_Exercise brief_. Copy out each line that mentions the word "with".

[Stored entries]
▼

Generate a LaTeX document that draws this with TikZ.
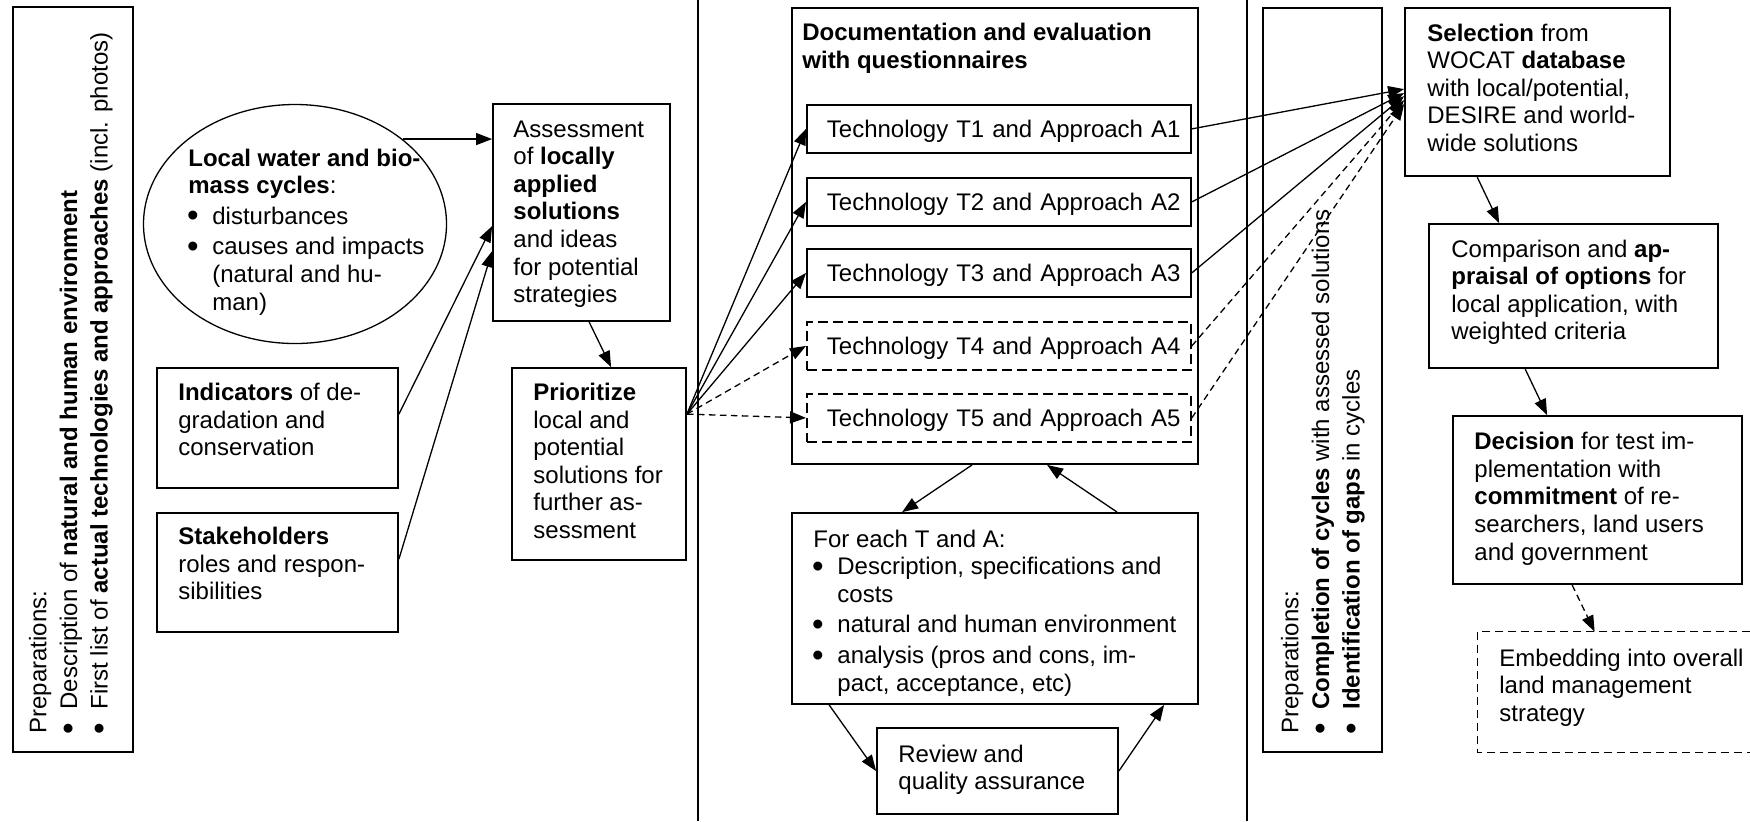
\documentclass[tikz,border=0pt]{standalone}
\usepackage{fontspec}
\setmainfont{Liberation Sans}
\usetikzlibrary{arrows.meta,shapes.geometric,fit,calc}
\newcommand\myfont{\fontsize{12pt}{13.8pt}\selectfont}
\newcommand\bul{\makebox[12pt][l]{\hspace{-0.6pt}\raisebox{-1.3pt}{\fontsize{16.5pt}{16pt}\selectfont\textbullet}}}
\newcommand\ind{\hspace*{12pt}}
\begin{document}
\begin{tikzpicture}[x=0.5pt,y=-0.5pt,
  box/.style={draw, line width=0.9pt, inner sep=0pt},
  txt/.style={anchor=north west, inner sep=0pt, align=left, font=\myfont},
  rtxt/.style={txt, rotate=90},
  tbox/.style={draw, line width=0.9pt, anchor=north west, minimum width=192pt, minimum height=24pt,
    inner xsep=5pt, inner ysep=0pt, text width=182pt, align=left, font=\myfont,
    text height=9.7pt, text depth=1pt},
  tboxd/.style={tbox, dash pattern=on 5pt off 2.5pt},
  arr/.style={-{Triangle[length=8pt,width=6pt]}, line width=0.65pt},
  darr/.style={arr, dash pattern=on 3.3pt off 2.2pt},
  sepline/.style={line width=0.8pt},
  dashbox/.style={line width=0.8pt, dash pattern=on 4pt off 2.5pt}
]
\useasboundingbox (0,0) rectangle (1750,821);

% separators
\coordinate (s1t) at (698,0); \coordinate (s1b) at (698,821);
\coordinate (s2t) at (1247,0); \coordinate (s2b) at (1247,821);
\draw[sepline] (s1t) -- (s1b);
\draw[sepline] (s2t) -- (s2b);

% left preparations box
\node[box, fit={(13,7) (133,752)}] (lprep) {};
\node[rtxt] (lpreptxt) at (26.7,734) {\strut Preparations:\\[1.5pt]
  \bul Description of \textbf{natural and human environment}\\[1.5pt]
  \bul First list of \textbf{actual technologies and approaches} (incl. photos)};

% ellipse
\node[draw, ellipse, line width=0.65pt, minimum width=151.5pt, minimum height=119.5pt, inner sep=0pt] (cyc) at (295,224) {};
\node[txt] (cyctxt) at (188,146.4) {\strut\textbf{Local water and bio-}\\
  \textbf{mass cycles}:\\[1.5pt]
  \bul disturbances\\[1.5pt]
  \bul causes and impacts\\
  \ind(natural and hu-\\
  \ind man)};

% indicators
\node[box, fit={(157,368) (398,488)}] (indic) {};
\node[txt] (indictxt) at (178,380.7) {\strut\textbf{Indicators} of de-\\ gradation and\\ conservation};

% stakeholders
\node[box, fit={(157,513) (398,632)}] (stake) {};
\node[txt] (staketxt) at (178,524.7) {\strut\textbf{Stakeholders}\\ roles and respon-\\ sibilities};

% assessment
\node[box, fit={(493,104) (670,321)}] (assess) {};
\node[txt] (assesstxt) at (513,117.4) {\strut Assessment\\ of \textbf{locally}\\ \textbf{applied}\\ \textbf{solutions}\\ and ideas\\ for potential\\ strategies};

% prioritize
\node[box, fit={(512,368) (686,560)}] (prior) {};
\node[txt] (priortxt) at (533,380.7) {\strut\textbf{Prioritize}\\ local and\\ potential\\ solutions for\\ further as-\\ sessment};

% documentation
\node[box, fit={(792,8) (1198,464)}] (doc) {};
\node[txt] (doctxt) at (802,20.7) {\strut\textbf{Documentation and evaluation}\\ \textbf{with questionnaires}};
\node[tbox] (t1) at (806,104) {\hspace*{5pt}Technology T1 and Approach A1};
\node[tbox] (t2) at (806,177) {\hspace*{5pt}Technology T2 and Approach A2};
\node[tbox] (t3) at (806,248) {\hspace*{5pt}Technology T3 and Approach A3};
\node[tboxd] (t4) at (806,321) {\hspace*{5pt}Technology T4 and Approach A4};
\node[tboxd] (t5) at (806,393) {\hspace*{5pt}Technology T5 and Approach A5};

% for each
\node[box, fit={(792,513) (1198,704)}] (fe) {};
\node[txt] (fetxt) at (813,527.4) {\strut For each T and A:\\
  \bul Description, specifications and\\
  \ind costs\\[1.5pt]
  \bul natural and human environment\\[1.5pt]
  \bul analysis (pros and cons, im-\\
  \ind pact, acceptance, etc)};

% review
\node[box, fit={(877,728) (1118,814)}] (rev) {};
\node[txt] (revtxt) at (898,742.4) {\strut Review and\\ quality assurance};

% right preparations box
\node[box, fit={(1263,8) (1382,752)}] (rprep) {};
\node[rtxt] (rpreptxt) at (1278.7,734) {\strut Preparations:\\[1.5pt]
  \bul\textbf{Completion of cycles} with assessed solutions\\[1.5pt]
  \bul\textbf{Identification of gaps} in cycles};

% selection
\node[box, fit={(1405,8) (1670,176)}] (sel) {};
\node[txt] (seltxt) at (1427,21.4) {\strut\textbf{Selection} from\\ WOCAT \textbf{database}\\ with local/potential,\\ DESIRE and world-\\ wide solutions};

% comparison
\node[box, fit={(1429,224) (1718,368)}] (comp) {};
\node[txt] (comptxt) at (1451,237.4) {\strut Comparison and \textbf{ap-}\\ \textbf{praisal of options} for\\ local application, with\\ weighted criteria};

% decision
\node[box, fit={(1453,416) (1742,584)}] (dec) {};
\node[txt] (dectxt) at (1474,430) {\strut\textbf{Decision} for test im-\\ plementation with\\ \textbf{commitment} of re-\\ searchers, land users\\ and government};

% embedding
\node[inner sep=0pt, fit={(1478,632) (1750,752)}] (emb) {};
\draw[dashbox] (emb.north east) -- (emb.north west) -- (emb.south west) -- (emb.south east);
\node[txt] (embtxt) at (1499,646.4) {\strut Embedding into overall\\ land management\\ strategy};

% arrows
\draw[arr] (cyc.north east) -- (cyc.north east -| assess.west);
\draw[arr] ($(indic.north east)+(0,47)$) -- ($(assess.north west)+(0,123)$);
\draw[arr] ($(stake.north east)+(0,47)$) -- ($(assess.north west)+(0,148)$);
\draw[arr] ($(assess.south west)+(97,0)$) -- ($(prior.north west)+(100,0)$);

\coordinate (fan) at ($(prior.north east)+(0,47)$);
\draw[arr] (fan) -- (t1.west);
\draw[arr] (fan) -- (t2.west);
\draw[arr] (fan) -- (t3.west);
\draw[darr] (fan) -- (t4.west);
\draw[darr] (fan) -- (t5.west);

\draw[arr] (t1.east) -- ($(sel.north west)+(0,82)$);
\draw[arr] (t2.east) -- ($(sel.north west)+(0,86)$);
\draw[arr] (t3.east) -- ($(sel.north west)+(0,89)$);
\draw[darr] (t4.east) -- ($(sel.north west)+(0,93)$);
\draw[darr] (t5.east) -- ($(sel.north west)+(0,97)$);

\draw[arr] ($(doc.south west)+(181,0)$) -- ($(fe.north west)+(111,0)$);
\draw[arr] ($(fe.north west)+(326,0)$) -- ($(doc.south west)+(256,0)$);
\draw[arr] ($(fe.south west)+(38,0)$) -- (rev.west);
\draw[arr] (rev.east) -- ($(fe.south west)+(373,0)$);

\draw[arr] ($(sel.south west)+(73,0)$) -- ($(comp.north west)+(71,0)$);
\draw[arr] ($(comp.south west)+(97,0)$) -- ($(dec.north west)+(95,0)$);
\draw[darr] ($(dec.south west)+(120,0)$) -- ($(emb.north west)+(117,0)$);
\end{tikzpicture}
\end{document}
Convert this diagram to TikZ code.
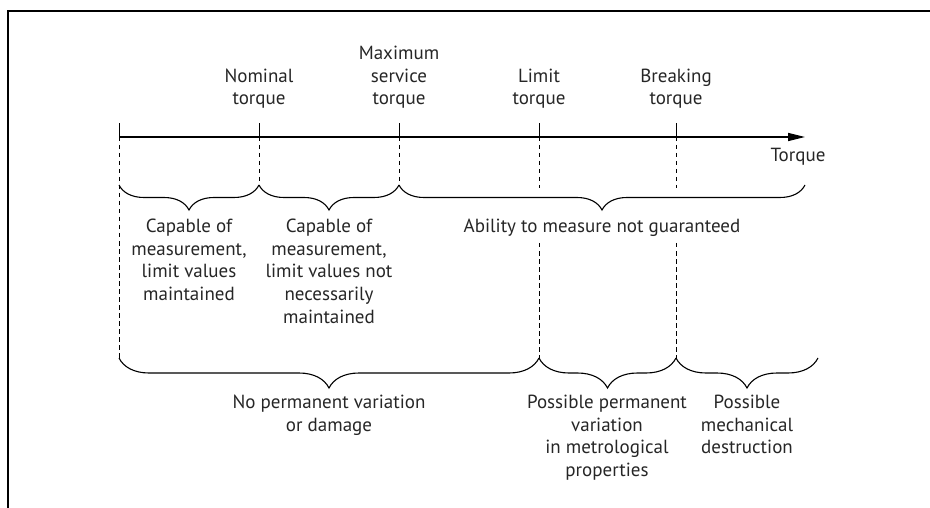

▲

_Answer below_.
Generate a LaTeX document that draws this with TikZ.
\node[txt] (doctxt) at (802,20.7) {\strut\textbf{Documentation and evaluation}\\ \textbf{with questionnaires}};
  \bul\textbf{Completion of cycles} with assessed solutions\\[1.5pt]
\node[txt] (seltxt) at (1427,21.4) {\strut\textbf{Selection} from\\ WOCAT \textbf{database}\\ with local/potential,\\ DESIRE and world-\\ wide solutions};
\node[txt] (comptxt) at (1451,237.4) {\strut Comparison and \textbf{ap-}\\ \textbf{praisal of options} for\\ local application, with\\ weighted criteria};
\node[txt] (dectxt) at (1474,430) {\strut\textbf{Decision} for test im-\\ plementation with\\ \textbf{commitment} of re-\\ searchers, land users\\ and government};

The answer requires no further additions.